Items from a data source
######
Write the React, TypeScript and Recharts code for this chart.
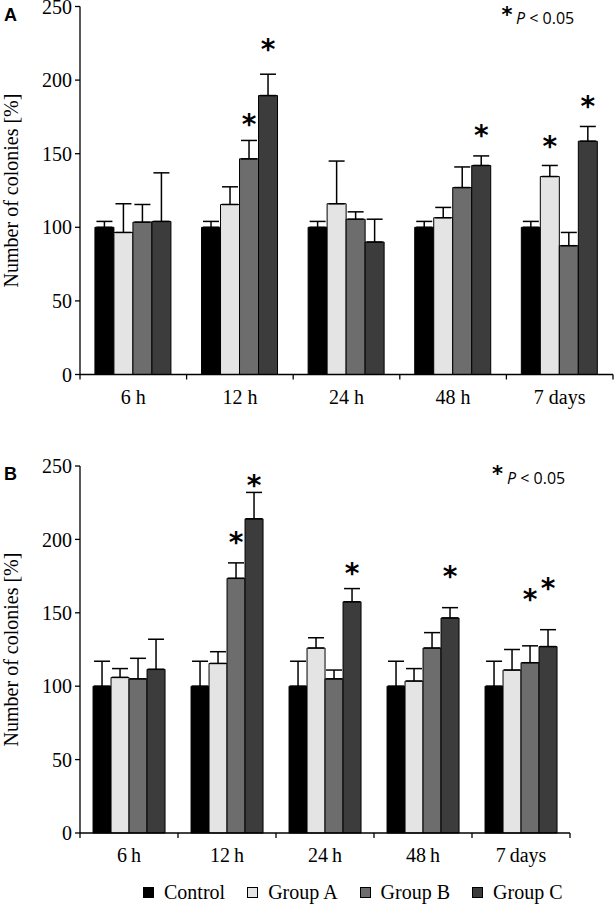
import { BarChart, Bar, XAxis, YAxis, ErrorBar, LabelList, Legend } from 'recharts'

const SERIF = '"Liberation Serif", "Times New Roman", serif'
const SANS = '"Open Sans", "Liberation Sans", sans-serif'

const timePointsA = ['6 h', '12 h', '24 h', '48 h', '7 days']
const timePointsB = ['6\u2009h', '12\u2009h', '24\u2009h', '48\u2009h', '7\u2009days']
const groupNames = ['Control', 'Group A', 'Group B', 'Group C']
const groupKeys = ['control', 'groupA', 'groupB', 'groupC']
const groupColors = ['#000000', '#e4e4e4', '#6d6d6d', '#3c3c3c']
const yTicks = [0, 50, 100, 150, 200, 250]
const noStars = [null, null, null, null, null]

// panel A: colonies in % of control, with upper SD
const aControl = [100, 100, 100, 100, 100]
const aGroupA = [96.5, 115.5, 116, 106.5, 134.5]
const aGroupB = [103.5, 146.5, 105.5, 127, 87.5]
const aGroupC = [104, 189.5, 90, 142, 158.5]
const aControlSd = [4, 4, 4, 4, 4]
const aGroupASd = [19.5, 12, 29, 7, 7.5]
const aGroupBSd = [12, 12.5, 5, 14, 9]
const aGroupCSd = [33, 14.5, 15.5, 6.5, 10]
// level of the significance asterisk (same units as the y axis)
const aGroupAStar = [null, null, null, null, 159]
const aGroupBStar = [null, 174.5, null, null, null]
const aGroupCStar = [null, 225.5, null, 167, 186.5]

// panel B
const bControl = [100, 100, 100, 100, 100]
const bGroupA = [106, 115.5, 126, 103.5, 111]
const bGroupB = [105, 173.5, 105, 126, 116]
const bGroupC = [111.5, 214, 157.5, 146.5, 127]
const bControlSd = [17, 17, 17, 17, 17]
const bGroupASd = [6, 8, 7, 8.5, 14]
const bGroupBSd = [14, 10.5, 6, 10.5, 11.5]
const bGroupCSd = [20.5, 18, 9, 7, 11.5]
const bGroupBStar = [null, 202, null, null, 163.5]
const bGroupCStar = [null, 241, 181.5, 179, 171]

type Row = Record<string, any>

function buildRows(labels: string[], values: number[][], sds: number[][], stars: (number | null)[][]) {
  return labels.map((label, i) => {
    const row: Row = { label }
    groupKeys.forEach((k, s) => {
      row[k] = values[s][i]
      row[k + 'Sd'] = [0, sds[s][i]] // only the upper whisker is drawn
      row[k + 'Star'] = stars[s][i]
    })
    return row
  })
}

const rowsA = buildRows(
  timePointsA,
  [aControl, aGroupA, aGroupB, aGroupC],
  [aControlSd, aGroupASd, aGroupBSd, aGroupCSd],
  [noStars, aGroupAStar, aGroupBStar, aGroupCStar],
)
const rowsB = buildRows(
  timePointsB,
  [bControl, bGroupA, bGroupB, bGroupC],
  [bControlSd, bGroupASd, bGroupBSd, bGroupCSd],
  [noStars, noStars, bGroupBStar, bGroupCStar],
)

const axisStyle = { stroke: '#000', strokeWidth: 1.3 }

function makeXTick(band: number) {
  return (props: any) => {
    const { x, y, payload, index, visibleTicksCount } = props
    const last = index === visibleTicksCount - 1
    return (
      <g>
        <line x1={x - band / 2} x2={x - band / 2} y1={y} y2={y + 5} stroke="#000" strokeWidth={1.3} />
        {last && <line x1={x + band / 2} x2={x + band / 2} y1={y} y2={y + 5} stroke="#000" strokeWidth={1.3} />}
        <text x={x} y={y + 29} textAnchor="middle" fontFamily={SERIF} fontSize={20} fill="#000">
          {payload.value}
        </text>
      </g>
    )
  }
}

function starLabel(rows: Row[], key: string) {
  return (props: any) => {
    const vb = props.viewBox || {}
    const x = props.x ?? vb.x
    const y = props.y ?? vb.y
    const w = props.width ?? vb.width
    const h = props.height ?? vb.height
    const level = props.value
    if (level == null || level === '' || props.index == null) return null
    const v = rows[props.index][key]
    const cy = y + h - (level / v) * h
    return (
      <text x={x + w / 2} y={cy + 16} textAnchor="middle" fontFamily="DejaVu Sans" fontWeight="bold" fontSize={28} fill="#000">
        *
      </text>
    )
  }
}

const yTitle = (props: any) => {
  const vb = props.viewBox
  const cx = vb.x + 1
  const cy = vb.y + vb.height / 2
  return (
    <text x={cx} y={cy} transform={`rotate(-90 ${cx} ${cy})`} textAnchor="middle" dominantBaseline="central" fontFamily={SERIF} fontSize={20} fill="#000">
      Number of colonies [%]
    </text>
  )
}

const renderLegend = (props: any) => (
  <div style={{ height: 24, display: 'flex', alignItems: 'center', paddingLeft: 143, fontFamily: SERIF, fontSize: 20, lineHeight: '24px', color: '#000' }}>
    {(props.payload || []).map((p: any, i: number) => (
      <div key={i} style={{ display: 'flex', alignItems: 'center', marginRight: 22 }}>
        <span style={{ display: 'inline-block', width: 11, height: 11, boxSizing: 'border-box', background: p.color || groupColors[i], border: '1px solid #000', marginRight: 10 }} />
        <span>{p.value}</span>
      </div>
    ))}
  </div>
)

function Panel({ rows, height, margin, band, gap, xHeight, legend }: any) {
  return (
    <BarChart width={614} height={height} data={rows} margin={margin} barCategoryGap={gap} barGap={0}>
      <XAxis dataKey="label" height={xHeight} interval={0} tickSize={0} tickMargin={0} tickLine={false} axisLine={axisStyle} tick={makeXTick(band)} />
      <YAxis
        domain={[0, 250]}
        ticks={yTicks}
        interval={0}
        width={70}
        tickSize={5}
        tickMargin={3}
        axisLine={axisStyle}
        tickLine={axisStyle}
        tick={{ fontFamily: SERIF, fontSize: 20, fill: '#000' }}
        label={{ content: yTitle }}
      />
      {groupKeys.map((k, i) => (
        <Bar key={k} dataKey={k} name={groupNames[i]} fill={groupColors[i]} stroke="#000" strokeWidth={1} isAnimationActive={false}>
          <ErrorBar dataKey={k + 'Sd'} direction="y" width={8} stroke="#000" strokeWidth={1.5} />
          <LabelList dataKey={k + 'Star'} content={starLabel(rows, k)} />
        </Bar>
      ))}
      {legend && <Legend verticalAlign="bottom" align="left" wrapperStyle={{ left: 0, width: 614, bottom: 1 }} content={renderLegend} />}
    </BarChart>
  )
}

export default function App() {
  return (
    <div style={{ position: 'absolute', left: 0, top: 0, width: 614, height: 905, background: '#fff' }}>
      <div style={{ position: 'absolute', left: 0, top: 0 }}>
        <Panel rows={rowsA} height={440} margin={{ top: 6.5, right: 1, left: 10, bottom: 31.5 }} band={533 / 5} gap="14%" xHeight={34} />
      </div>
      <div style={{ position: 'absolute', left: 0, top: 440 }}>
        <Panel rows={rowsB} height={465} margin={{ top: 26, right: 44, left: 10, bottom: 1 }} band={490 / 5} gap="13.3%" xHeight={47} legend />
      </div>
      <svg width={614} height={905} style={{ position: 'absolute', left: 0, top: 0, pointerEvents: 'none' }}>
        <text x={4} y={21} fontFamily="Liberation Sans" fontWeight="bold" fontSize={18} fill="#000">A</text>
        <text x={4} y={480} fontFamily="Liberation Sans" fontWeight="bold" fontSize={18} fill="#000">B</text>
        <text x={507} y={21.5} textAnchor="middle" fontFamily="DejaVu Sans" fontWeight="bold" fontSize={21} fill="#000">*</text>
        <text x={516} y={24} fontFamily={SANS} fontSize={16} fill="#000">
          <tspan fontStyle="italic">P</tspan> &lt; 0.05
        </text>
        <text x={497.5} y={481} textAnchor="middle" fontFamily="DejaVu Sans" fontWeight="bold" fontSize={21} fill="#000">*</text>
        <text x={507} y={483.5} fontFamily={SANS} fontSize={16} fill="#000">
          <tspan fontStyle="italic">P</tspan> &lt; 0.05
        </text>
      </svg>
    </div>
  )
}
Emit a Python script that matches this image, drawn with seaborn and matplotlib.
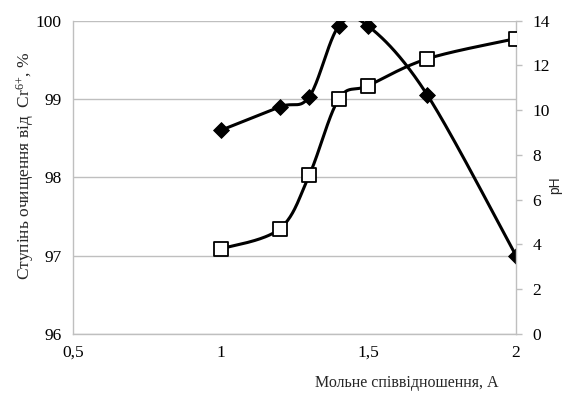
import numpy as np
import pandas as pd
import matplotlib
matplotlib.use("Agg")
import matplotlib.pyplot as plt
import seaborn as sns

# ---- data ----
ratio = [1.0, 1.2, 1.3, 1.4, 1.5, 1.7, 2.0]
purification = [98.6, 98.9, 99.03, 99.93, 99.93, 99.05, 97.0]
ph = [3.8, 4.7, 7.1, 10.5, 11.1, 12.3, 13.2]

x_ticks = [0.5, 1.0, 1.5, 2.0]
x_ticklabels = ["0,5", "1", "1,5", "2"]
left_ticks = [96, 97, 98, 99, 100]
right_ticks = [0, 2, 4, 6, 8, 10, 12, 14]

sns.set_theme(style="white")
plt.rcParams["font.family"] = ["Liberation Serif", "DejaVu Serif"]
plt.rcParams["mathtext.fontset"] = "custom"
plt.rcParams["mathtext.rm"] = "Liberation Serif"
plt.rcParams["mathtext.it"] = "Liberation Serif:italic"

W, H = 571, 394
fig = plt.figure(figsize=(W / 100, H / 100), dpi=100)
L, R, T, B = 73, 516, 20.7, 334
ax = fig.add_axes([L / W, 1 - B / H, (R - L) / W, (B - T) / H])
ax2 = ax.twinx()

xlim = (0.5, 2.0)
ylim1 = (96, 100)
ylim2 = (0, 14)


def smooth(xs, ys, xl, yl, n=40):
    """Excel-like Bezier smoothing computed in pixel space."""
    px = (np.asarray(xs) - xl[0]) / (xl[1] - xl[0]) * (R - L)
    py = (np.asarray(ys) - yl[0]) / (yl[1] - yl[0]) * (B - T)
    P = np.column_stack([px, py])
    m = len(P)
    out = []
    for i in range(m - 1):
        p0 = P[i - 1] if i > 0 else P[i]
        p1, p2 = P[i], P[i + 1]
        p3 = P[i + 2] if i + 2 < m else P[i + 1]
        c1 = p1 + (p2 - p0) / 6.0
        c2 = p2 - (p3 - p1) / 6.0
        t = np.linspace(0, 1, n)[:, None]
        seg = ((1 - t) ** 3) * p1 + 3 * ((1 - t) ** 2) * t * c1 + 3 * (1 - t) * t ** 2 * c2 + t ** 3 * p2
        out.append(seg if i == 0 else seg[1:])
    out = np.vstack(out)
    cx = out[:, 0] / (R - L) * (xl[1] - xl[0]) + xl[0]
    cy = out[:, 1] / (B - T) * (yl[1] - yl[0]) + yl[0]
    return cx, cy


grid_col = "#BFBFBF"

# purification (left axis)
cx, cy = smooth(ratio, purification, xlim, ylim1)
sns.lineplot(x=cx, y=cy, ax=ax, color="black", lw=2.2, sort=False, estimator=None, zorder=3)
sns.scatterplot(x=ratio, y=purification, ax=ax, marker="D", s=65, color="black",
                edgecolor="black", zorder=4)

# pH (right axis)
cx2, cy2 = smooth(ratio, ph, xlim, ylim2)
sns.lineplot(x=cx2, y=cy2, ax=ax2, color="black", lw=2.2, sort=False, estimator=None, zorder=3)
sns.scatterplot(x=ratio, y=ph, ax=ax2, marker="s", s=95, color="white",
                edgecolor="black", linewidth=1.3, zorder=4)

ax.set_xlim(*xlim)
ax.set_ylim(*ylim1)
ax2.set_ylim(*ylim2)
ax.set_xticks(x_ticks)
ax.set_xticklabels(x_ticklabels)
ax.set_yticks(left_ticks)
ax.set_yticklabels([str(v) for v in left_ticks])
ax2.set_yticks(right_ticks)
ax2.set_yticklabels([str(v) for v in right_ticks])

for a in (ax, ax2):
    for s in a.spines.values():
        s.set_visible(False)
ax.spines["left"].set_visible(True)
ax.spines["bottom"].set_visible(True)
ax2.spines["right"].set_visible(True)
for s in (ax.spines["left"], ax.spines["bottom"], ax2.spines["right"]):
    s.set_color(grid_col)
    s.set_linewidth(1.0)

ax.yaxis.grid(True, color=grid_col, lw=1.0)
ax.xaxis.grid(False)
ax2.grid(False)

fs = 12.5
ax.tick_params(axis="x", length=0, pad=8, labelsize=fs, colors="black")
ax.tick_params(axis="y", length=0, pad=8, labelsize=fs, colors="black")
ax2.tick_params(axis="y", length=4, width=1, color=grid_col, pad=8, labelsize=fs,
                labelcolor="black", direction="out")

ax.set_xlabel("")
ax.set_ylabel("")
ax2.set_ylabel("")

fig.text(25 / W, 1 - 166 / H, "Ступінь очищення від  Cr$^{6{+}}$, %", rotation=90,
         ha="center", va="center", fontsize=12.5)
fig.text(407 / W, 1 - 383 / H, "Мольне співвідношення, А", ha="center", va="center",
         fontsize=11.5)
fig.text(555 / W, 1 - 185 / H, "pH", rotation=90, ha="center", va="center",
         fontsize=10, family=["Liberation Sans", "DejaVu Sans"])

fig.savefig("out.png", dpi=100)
######
* EXERCISE DETAILS *
Take the stretch from the line containing "Emit a Python" through the line containing "ph = [3.8, 4.7, 7.1, 10.5, 11.1, 12.3, 13.2]" and reproduce it exactly, both ends included. Omit the pictures.

* SOLVED EXERCISE *
Emit a Python script that matches this image, drawn with seaborn and matplotlib.
import numpy as np
import pandas as pd
import matplotlib
matplotlib.use("Agg")
import matplotlib.pyplot as plt
import seaborn as sns

# ---- data ----
ratio = [1.0, 1.2, 1.3, 1.4, 1.5, 1.7, 2.0]
purification = [98.6, 98.9, 99.03, 99.93, 99.93, 99.05, 97.0]
ph = [3.8, 4.7, 7.1, 10.5, 11.1, 12.3, 13.2]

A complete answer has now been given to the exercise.